They have a trifecta: Control of the Assembly, the Senate and the Governor’s office. Yet, Republican legislators are split on which is more important: Create the illusion of property tax cuts, increase school funding that will directly make its way into the classrooms of our children, or allow schools to raise their own funding, since the Republicans abdicate their responsibility at every turn, to properly fund our state’s K-12 education system.
As the ranking Democratic member of the state’s Joint Committee on Finance, I should have been sitting in committee last week. Whether working to increase funding to critical non-traditional programs intended to deal with issues that impede far too many students academic outcomes, like mental health, trauma-informed service delivery, or bullying, the needs of Wisconsin’s most challenged students wait idly by.
Our families are waiting for leaders that are not interested in political self-interests to include failed presidential bids, back-up gubernatorial re-election plans and needed campaign slogans. Our community is waiting for elected officials who don’t place party divisions over collaboration driven by one motivation – what is in the best interest of our state’s strongest resource, our children.
Area stakeholders are waiting for a legislature that is working to prepare the best possible workforce. Understanding the need for a solid educational foundation, future employers and business leaders, are looking to state government to prioritize resources and services that will put Wisconsin students in the best position to compete.

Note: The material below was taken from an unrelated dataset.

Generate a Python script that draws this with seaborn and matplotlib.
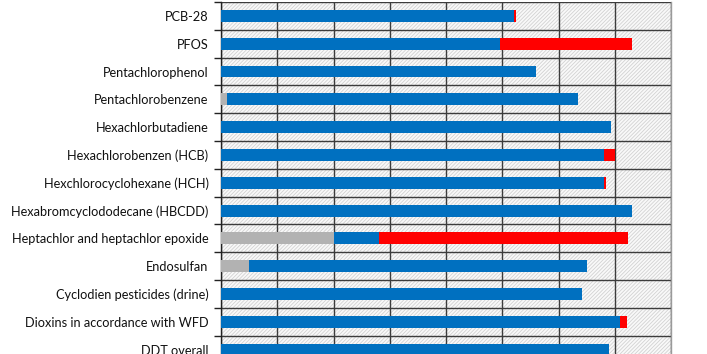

As the representative of a Senate district that houses some of the most challenged schools in the state, I know postponing this work is not an option. That is why I am working to introduce motions in the budget that will increase Poverty Aids to low-performing or failing schools. Data overwhelmingly supports the findings that low-income students are four and a half times more likely to drop out of high school, and even those who are academically proficient are far less likely to complete college. We must change this outcome.
With an appreciation for the trauma that many students can experience to include parental divorce, drug use, domestic violence, or incidents of ancillary community violence, I am committed to working to wrap services around students. The Mental Health Collaboration Grants, proposed in the budget, is a program based on a Minnesota model that provides early intervention to address the mental health of students in schools. This proposal was passed in Minnesota nearly 10 years ago, for twice the amount of money Republicans are proposing to fund it for our students. I am offering motions to ensure our children don’t receive Band-Aids but a get a cure.
Further, my Democratic colleagues and I are working on a number of measures to increase funding for special education, require additional voucher school accountability, restore funding to the AODA grant program for schools, and increasing resources in the classroom.
However, due to Republican indecision, ineffective use of taxpayer dollars, personal grandstanding, and legislative priorities that reflect outside interest groups and more importance on party messaging, Wisconsin’s children wait.